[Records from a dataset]
################

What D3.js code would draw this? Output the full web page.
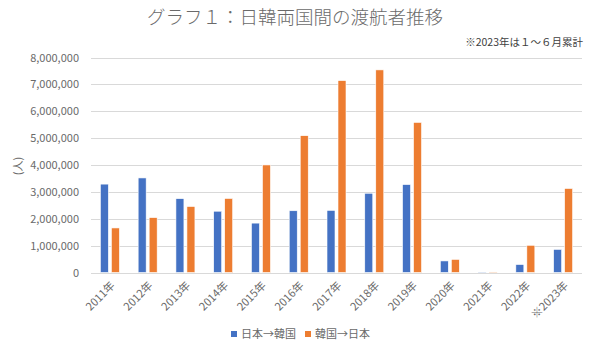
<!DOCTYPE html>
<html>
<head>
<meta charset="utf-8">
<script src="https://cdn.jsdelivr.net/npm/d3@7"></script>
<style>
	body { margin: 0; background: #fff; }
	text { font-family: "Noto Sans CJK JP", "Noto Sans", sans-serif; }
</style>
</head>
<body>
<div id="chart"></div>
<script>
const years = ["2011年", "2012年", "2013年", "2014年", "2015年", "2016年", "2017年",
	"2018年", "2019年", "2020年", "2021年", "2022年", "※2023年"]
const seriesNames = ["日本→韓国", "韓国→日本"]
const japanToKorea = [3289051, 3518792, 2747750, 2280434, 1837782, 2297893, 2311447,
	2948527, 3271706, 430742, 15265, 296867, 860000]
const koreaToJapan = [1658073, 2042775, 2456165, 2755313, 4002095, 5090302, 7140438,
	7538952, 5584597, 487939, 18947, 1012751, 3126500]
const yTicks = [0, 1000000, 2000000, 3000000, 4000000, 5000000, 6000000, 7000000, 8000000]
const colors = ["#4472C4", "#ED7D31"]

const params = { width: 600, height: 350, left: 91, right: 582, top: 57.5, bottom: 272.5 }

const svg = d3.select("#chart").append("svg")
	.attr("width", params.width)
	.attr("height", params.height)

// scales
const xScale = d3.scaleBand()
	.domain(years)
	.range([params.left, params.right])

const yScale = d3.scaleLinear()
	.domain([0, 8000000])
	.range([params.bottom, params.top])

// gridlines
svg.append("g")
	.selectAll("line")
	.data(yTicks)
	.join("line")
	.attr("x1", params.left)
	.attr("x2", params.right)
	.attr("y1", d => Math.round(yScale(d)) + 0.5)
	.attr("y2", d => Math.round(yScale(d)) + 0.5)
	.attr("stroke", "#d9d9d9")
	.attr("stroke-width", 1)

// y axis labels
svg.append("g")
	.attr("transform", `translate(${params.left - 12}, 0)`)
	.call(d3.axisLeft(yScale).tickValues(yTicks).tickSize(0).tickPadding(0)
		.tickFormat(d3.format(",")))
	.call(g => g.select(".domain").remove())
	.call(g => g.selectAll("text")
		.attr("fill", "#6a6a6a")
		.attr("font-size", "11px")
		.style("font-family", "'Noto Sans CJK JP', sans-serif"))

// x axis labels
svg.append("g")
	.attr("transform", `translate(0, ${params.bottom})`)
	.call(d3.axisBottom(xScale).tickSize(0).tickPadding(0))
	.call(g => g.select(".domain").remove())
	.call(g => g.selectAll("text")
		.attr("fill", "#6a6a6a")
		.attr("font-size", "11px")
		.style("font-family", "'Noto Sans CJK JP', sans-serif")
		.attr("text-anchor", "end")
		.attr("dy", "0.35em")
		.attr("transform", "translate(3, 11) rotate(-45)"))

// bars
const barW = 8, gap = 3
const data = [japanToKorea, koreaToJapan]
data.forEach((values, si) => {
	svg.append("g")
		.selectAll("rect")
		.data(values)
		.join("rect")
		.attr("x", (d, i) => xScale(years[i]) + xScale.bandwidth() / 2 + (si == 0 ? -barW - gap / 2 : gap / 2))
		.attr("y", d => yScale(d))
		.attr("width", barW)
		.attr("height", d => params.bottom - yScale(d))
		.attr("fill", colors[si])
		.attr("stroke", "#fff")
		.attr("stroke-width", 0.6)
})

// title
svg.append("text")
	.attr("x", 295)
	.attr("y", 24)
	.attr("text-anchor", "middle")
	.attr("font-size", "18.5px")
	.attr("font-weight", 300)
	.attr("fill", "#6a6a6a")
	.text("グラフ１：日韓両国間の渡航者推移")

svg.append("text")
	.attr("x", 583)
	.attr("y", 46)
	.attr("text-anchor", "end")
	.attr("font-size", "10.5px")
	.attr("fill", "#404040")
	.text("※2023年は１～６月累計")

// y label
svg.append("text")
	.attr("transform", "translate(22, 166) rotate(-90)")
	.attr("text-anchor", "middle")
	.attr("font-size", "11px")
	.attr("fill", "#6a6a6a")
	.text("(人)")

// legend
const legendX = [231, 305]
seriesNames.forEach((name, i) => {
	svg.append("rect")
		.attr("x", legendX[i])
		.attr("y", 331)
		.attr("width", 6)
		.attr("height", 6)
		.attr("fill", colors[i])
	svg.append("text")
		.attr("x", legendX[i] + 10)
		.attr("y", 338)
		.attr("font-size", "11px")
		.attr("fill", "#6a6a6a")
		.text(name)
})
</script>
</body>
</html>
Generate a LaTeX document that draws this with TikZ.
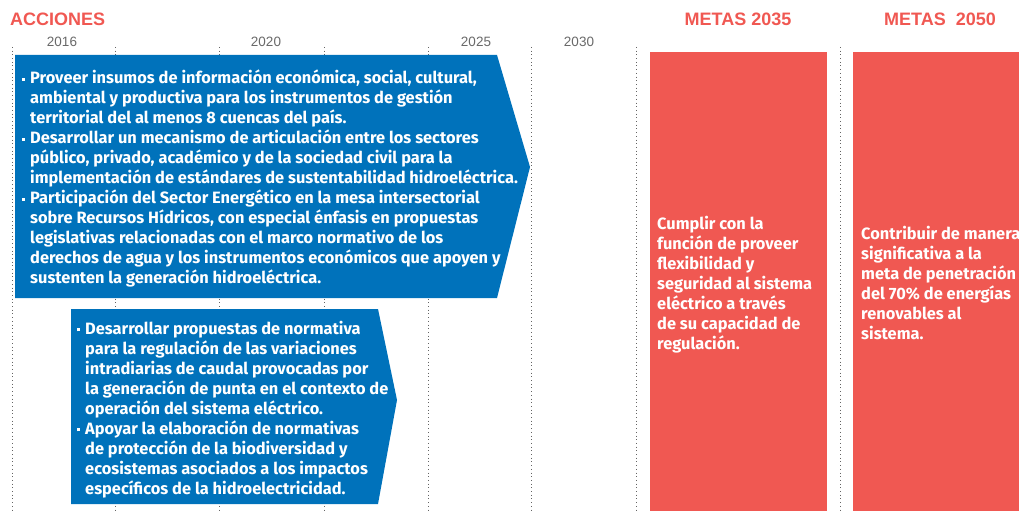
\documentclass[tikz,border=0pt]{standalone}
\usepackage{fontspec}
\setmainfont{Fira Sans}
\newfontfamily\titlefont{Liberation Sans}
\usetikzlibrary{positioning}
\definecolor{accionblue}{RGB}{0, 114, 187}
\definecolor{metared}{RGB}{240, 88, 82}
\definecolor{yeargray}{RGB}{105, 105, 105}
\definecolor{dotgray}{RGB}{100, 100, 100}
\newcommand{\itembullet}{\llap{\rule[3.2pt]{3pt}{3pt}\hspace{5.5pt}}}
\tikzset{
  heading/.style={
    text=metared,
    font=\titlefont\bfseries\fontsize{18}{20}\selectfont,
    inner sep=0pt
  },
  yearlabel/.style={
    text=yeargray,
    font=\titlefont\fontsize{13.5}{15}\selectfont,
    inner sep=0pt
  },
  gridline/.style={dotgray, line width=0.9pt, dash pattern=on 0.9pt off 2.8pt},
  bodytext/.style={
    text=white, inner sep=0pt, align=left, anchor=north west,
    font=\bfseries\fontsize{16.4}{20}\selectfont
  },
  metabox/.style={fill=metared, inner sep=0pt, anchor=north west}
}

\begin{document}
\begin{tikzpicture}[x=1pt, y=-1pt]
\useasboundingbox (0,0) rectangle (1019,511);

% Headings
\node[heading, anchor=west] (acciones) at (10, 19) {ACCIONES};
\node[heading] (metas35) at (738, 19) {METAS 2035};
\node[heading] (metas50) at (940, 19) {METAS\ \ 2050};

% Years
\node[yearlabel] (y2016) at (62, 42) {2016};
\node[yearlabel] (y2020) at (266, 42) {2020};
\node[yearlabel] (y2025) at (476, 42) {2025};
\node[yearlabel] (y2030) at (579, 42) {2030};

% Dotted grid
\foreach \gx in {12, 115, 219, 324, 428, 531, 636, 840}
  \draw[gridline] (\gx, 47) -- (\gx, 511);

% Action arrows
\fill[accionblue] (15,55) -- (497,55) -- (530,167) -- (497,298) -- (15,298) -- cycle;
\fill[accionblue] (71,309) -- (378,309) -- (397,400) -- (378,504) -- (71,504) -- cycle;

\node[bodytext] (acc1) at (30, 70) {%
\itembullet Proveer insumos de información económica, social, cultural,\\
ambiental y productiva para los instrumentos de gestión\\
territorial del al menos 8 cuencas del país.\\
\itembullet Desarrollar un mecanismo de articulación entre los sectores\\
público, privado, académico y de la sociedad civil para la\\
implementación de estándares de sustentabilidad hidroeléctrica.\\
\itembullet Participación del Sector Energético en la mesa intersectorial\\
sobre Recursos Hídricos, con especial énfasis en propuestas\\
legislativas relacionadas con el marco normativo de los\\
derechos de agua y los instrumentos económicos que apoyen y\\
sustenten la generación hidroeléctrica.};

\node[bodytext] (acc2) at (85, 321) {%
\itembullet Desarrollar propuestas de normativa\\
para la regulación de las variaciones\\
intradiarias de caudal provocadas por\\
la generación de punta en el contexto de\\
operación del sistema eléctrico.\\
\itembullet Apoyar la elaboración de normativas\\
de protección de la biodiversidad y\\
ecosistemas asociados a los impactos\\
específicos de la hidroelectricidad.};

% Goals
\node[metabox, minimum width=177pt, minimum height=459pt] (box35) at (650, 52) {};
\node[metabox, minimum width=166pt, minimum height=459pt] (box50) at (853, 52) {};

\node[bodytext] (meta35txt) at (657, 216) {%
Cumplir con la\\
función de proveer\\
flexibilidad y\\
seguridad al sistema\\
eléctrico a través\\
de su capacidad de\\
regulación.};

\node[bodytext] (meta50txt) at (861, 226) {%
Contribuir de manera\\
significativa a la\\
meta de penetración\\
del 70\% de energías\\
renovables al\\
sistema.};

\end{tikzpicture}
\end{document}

################

# STATED PROBLEM
Retype exactly the lines from the one with "Generate a LaTeX" through the one with "at (579, 42)", both included, and nothing else; leave out the pictures.

# WRITTEN RESPONSE
Generate a LaTeX document that draws this with TikZ.
\documentclass[tikz,border=0pt]{standalone}
\usepackage{fontspec}
\setmainfont{Fira Sans}
\newfontfamily\titlefont{Liberation Sans}
\usetikzlibrary{positioning}
\definecolor{accionblue}{RGB}{0, 114, 187}
\definecolor{metared}{RGB}{240, 88, 82}
\definecolor{yeargray}{RGB}{105, 105, 105}
\definecolor{dotgray}{RGB}{100, 100, 100}
\newcommand{\itembullet}{\llap{\rule[3.2pt]{3pt}{3pt}\hspace{5.5pt}}}
\tikzset{
  heading/.style={
    text=metared,
    font=\titlefont\bfseries\fontsize{18}{20}\selectfont,
    inner sep=0pt
  },
  yearlabel/.style={
    text=yeargray,
    font=\titlefont\fontsize{13.5}{15}\selectfont,
    inner sep=0pt
  },
  gridline/.style={dotgray, line width=0.9pt, dash pattern=on 0.9pt off 2.8pt},
  bodytext/.style={
    text=white, inner sep=0pt, align=left, anchor=north west,
    font=\bfseries\fontsize{16.4}{20}\selectfont
  },
  metabox/.style={fill=metared, inner sep=0pt, anchor=north west}
}

\begin{document}
\begin{tikzpicture}[x=1pt, y=-1pt]
\useasboundingbox (0,0) rectangle (1019,511);

% Headings
\node[heading, anchor=west] (acciones) at (10, 19) {ACCIONES};
\node[heading] (metas35) at (738, 19) {METAS 2035};
\node[heading] (metas50) at (940, 19) {METAS\ \ 2050};

% Years
\node[yearlabel] (y2016) at (62, 42) {2016};
\node[yearlabel] (y2020) at (266, 42) {2020};
\node[yearlabel] (y2025) at (476, 42) {2025};
\node[yearlabel] (y2030) at (579, 42) {2030};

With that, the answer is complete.